Excerpt from a dataset:
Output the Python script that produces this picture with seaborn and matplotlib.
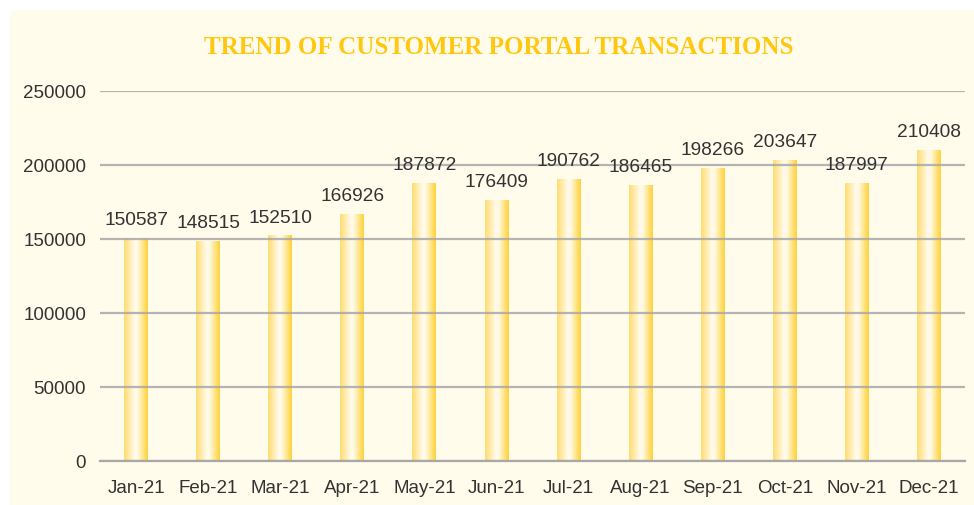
import numpy as np
import pandas as pd
import seaborn as sns
import matplotlib.pyplot as plt
from matplotlib.colors import LinearSegmentedColormap

# monthly transactions
months = ['Jan-21', 'Feb-21', 'Mar-21', 'Apr-21', 'May-21', 'Jun-21',
          'Jul-21', 'Aug-21', 'Sep-21', 'Oct-21', 'Nov-21', 'Dec-21']
transactions = [150587, 148515, 152510, 166926, 187872, 176409,
                190762, 186465, 198266, 203647, 187997, 210408]
yticks = [0, 50000, 100000, 150000, 200000, 250000]

df = pd.DataFrame({'month': months, 'transactions': transactions})

bg = '#FFFCEC'
grid_col = '#A8A8A8'
text_col = '#333333'

sns.set_style('white')
plt.rcParams['font.family'] = ['Liberation Sans', 'DejaVu Sans']

fig = plt.figure(figsize=(9.74, 5.06), dpi=100)
fig.patch.set_facecolor('white')
# cream panel with a thin white margin top/left
fig.patches.append(plt.Rectangle((10 / 974, 0), 1, 1 - 11 / 506,
                                 transform=fig.transFigure, facecolor=bg,
                                 edgecolor='none', zorder=-10))
ax = fig.add_axes([100 / 974, 1 - 462 / 506, 865 / 974, (462 - 92) / 506])
ax.set_facecolor(bg)

sns.barplot(data=df, x='month', y='transactions', width=0.33, ax=ax,
            color='#FFD966', edgecolor='none')

# horizontal gradient inside each bar: yellow edges, near-white centre
cmap = LinearSegmentedColormap.from_list(
    'bar', [(0, '#FFDC70'), (0.45, '#FFFBEA'), (0.55, '#FFFBEA'), (1, '#FFD238')])
grad = np.linspace(0, 1, 64).reshape(1, -1)
for p in ax.patches:
    x0, y0 = p.get_x(), p.get_y()
    w, h = p.get_width(), p.get_height()
    im = ax.imshow(grad, cmap=cmap, aspect='auto', extent=(x0, x0 + w, y0, y0 + h),
                   zorder=1, interpolation='bicubic')
    im.set_clip_path(p)
    p.set_facecolor('none')

for i, v in enumerate(transactions):
    ax.annotate(f'{v}', (i, v), xytext=(0, 7), textcoords='offset points',
                ha='center', va='bottom', fontsize=13.8, color=text_col, zorder=5)

ax.set_xlim(-0.5, len(months) - 0.5)
ax.set_ylim(0, 250000)
ax.set_yticks(yticks)
ax.set_yticklabels([str(t) for t in yticks])
ax.set_axisbelow(False)
ax.yaxis.grid(True, color=grid_col, lw=1.6, alpha=0.85, zorder=2.5)
ax.xaxis.grid(False)

for s in ['top', 'right', 'left']:
    ax.spines[s].set_visible(False)
ax.spines['bottom'].set_color(grid_col)
ax.spines['bottom'].set_linewidth(1.6)
ax.spines['bottom'].set_zorder(3)

ax.set_xticks(np.arange(-0.5, len(months)), minor=True)
ax.tick_params(axis='x', which='minor', length=5, width=1.3, color=grid_col, direction='out')
ax.tick_params(axis='x', which='major', length=0, pad=13, labelsize=13.5, labelcolor=text_col)
ax.tick_params(axis='y', length=0, pad=10, labelsize=13.5, labelcolor=text_col)
ax.set_xlabel('')
ax.set_ylabel('')

fig.text(499 / 974, 1 - 47 / 506, 'TREND OF CUSTOMER PORTAL TRANSACTIONS',
         ha='center', va='center', fontsize=18, fontweight='bold',
         color='#FFC710', family=['Liberation Serif', 'DejaVu Serif'])

plt.savefig('out.png', dpi=100, facecolor=fig.get_facecolor())
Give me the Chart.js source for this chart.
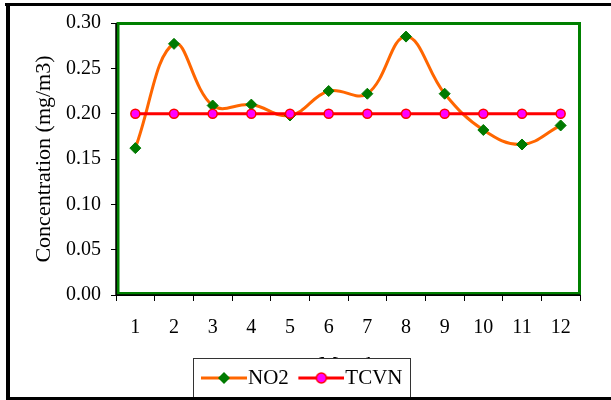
<!DOCTYPE html>
<html>
<head>
<meta charset="utf-8">
<script src="https://cdn.jsdelivr.net/npm/chart.js@4.4.1/dist/chart.umd.min.js"></script>
<style>
  html, body { margin: 0; padding: 0; background: #fff; }
  #wrap { width: 611px; height: 400px; }
</style>
</head>
<body>
<div id="wrap"><canvas id="chart" width="611" height="400"></canvas></div>
<script>
// Dados
const meses = ["1", "2", "3", "4", "5", "6", "7", "8", "9", "10", "11", "12"];
const no2 = [0.162, 0.277, 0.209, 0.210, 0.198, 0.225, 0.222, 0.285, 0.222, 0.182, 0.166, 0.187];
const tcvn = [0.20, 0.20, 0.20, 0.20, 0.20, 0.20, 0.20, 0.20, 0.20, 0.20, 0.20, 0.20];
const ticksY = [0, 0.05, 0.10, 0.15, 0.20, 0.25, 0.30];

const laranja = "#ff6600";
const verde = "#007a00";
const vermelho = "#ff0000";
const magenta = "#ff00ff";

Chart.defaults.font.family = "'Liberation Serif', 'Times New Roman', serif";
Chart.defaults.font.size = 20;
Chart.defaults.color = "#000";

// Ícone da legenda: linha com marcador no meio
function iconeLegenda(corLinha, marcador) {
  const c = document.createElement("canvas");
  c.width = 55;
  c.height = 16;
  const g = c.getContext("2d");
  g.strokeStyle = corLinha;
  g.lineWidth = 3;
  g.beginPath();
  g.moveTo(9, 8);
  g.lineTo(55, 8);
  g.stroke();
  marcador(g, 32, 8);
  return c;
}

const iconeNO2 = iconeLegenda(laranja, (g, x, y) => {
  g.fillStyle = verde;
  g.beginPath();
  g.moveTo(x, y - 6);
  g.lineTo(x + 6, y);
  g.lineTo(x, y + 6);
  g.lineTo(x - 6, y);
  g.closePath();
  g.fill();
});

const iconeTCVN = iconeLegenda(vermelho, (g, x, y) => {
  g.fillStyle = magenta;
  g.strokeStyle = vermelho;
  g.lineWidth = 1.5;
  g.beginPath();
  g.arc(x, y, 5, 0, Math.PI * 2);
  g.fill();
  g.stroke();
});

// Moldura verde da área do gráfico, caixa da legenda e borda externa
const molduras = {
  id: "molduras",
  beforeDraw(chart) {
    const ctx = chart.ctx;
    ctx.save();
    ctx.fillStyle = "#fff";
    ctx.fillRect(0, 0, chart.width, chart.height);
    ctx.restore();
  },
  beforeDatasetsDraw(chart) {
    const { ctx, chartArea: a } = chart;
    ctx.save();
    ctx.strokeStyle = "#008000";
    ctx.lineWidth = 3;
    ctx.strokeRect(a.left + 2, a.top + 0.5, a.right - a.left - 2.5, a.bottom - a.top - 2);
    ctx.strokeStyle = "#000";
    ctx.lineWidth = 1.5;
    ctx.beginPath();
    ctx.moveTo(a.left, a.top);
    ctx.lineTo(a.left, a.bottom);
    ctx.lineTo(a.right, a.bottom);
    ctx.stroke();
    ctx.restore();
  },
  afterDraw(chart) {
    const ctx = chart.ctx;
    const leg = chart.legend;
    const caixas = leg.legendHitBoxes;
    const ultima = caixas[caixas.length - 1];
    const x0 = Math.round(caixas[0].left - 8.5);
    const x1 = Math.round(ultima.left + ultima.width + 7.5);
    const y0 = 358;
    ctx.save();
    ctx.fillStyle = "#fff";
    ctx.fillRect(x0, y0, x1 - x0, 40);
    ctx.strokeStyle = "#333";
    ctx.lineWidth = 1;
    ctx.strokeRect(x0 + 0.5, y0 + 0.5, x1 - x0, 40);
    ctx.restore();
    leg.draw();

    ctx.save();
    ctx.fillStyle = "#000";
    ctx.fillRect(5, 3, chart.width - 5, 3);
    ctx.fillRect(6, 3, 4, chart.height - 3);
    ctx.fillRect(6, 397, chart.width - 6, 3);
    ctx.restore();
  }
};

new Chart(document.getElementById("chart"), {
  type: "line",
  data: {
    labels: meses,
    datasets: [
      {
        label: "NO2",
        data: no2,
        order: 1,
        borderColor: laranja,
        borderWidth: 3,
        tension: 0.4,
        pointStyle: "rectRot",
        pointRadius: 5.5,
        pointBackgroundColor: verde,
        pointBorderColor: verde,
        pointBorderWidth: 1
      },
      {
        label: "TCVN",
        data: tcvn,
        order: 0,
        borderColor: vermelho,
        borderWidth: 3,
        tension: 0,
        pointStyle: "circle",
        pointRadius: 4.5,
        pointBackgroundColor: magenta,
        pointBorderColor: vermelho,
        pointBorderWidth: 1.5
      }
    ]
  },
  options: {
    responsive: false,
    animation: false,
    layout: { padding: { left: 24, right: 31, top: 23, bottom: 1.5 } },
    plugins: {
      tooltip: { enabled: false },
      legend: {
        position: "bottom",
        labels: {
          usePointStyle: true,
          pointStyleWidth: 36,
          padding: 10,
          font: { size: 21 },
          generateLabels: () => [
            { text: "NO2", pointStyle: iconeNO2, fillStyle: "transparent", strokeStyle: "transparent", lineWidth: 0, hidden: false, datasetIndex: 0, fontColor: "#000" },
            { text: "TCVN", pointStyle: iconeTCVN, fillStyle: "transparent", strokeStyle: "transparent", lineWidth: 0, hidden: false, datasetIndex: 1, fontColor: "#000" }
          ]
        }
      }
    },
    scales: {
      x: {
        offset: true,
        grid: { offset: true, drawOnChartArea: false, tickLength: 6, color: "#000" },
        border: { color: "#000", width: 1 },
        ticks: { padding: 15, maxRotation: 0, autoSkip: false },
        title: { display: true, text: "Month", font: { size: 22 }, padding: { top: 0, bottom: -21 } },
        afterFit: s => { s.height = 62.5; }
      },
      y: {
        min: 0,
        max: 0.3,
        afterBuildTicks: s => { s.ticks = ticksY.map(v => ({ value: v })); },
        grid: { drawOnChartArea: false, tickLength: 5, color: "#000" },
        border: { color: "#000", width: 1 },
        ticks: { padding: 10, callback: v => v.toFixed(2) },
        title: { display: true, text: "Concentration (mg/m3)", font: { size: 22 }, padding: { top: 6.8, bottom: 0 } },
        afterFit: s => { s.width = 92; }
      }
    }
  },
  plugins: [molduras]
});
</script>
</body>
</html>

■ Aim ■
Pictures do not belong in the copy. Repeat only the lines from the top of the records through the line containing "from matplotlib.colors import".

■ Expected answer ■
Output the Python script that produces this picture with seaborn and matplotlib.
import numpy as np
import pandas as pd
import seaborn as sns
import matplotlib.pyplot as plt
from matplotlib.colors import LinearSegmentedColormap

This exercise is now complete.